■ Aim of the exercise ■
Copy the lines of the data below exactly, starting at the first and stopping after the line that contains "const chemical = [4.5, 3, 4, 7, 8];"; include no pictures.

++++ Data shown

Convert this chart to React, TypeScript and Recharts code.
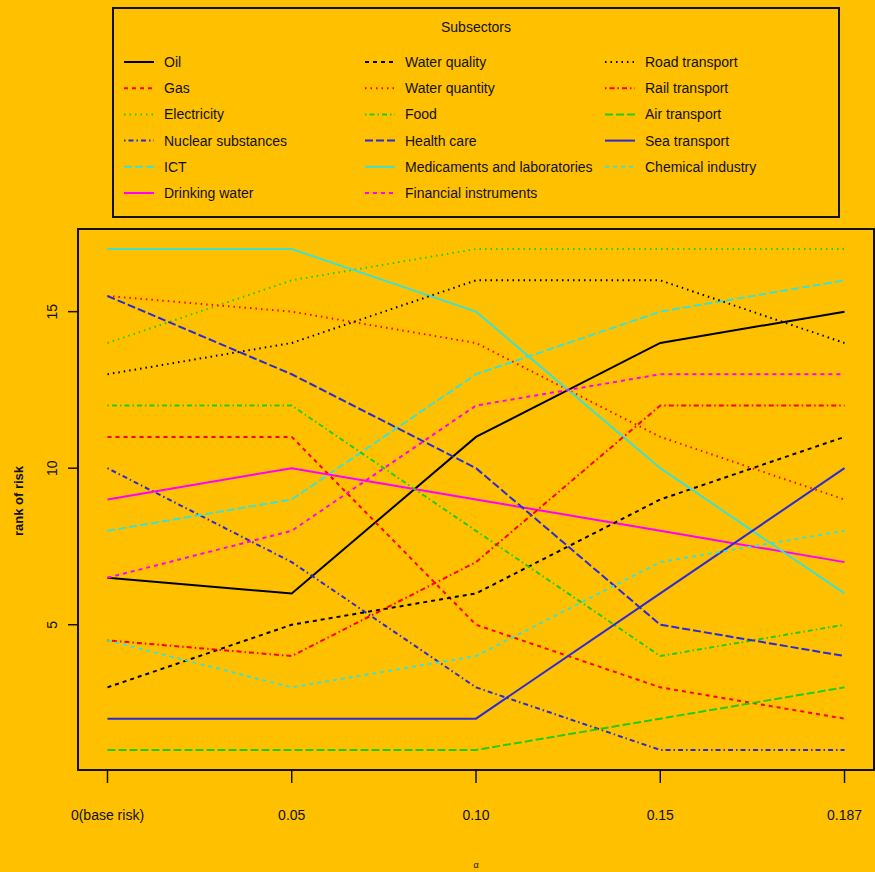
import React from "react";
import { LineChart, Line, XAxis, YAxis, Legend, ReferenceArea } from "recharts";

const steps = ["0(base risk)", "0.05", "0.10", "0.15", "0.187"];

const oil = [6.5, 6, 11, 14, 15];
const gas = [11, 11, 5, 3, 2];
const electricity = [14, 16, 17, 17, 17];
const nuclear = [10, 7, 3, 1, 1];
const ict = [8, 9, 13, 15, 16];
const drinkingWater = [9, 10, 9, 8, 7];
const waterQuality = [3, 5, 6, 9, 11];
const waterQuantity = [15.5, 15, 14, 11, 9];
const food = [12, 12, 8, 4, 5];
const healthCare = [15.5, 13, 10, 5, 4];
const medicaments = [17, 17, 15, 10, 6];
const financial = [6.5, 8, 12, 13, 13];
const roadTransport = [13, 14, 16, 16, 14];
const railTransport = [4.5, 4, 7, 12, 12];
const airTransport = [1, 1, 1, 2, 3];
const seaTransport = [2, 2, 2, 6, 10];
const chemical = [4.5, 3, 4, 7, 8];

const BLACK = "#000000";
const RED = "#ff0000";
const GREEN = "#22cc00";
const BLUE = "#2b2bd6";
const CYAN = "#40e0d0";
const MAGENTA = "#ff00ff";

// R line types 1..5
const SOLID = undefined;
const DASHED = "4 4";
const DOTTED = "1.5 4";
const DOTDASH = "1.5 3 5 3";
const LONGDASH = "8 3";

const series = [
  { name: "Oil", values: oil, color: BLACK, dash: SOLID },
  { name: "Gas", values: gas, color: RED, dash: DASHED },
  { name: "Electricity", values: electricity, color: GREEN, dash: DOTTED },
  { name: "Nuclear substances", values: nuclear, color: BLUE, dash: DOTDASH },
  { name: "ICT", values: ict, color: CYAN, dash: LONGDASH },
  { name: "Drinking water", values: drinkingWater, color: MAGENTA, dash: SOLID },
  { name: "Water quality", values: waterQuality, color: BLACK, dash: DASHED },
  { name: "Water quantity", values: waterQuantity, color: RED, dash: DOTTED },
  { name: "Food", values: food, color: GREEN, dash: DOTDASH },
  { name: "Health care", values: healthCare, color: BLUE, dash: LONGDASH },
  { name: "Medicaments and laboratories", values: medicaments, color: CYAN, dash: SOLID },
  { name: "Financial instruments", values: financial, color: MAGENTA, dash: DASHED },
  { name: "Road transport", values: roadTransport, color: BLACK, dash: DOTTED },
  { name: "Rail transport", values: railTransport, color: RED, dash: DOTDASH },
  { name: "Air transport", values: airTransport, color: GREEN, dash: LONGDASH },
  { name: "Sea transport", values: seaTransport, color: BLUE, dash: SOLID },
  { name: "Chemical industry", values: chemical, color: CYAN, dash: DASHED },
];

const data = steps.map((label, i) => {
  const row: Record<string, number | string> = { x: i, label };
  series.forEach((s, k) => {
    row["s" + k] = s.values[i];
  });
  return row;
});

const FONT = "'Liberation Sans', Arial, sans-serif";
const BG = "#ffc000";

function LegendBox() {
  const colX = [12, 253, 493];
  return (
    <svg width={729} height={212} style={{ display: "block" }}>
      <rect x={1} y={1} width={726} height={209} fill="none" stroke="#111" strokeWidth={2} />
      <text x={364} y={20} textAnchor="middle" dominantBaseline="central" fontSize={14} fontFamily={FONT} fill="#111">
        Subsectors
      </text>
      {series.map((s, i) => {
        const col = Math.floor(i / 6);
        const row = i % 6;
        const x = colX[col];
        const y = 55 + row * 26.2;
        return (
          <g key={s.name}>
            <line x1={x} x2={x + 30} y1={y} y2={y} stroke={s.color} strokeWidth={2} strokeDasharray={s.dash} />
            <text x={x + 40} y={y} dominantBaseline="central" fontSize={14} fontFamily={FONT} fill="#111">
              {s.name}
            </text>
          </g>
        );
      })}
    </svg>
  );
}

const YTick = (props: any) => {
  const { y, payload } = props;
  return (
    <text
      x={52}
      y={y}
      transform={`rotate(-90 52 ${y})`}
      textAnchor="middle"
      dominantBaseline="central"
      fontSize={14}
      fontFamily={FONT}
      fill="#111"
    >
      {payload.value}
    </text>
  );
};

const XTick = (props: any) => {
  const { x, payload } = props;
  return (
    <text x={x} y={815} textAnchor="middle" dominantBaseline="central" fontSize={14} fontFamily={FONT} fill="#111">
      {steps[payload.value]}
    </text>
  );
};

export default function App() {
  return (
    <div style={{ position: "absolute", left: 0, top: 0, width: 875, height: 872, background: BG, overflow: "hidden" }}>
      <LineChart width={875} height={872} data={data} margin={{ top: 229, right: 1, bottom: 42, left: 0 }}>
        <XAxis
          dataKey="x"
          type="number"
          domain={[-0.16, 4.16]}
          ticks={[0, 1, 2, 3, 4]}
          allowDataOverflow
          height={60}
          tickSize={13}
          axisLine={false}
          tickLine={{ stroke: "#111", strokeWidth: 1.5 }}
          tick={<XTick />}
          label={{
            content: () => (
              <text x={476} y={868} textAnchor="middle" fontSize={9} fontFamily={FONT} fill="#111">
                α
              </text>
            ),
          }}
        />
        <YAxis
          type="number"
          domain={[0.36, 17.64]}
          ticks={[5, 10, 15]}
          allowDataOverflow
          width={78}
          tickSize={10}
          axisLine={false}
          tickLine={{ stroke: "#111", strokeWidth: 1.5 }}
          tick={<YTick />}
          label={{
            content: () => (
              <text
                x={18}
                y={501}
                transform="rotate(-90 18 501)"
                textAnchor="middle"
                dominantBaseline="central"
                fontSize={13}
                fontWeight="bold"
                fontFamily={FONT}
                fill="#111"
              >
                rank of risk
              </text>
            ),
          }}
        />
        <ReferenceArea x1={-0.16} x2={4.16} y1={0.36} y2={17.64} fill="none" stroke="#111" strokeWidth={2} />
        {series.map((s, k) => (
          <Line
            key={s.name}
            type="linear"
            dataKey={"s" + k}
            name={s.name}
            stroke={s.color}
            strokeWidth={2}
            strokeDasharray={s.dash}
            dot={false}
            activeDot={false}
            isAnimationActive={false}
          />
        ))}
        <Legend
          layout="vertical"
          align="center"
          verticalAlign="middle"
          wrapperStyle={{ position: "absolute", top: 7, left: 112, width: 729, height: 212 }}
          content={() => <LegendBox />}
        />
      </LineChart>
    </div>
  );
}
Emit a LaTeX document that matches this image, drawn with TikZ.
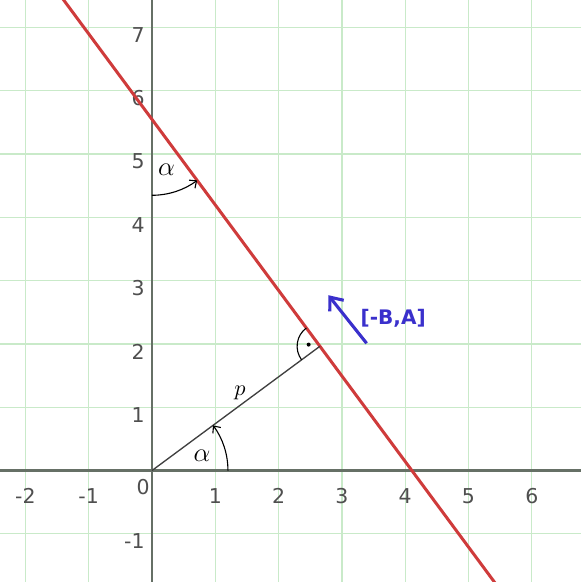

++++++++

■ Reply to the exercise ■
Convert this chart to React, TypeScript and Recharts code.
import React from "react";
import { LineChart, Line, XAxis, YAxis, Legend, ReferenceArea } from "recharts";

const steps = ["0(base risk)", "0.05", "0.10", "0.15", "0.187"];

const oil = [6.5, 6, 11, 14, 15];
const gas = [11, 11, 5, 3, 2];
const electricity = [14, 16, 17, 17, 17];
const nuclear = [10, 7, 3, 1, 1];
const ict = [8, 9, 13, 15, 16];
const drinkingWater = [9, 10, 9, 8, 7];
const waterQuality = [3, 5, 6, 9, 11];
const waterQuantity = [15.5, 15, 14, 11, 9];
const food = [12, 12, 8, 4, 5];
const healthCare = [15.5, 13, 10, 5, 4];
const medicaments = [17, 17, 15, 10, 6];
const financial = [6.5, 8, 12, 13, 13];
const roadTransport = [13, 14, 16, 16, 14];
const railTransport = [4.5, 4, 7, 12, 12];
const airTransport = [1, 1, 1, 2, 3];
const seaTransport = [2, 2, 2, 6, 10];
const chemical = [4.5, 3, 4, 7, 8];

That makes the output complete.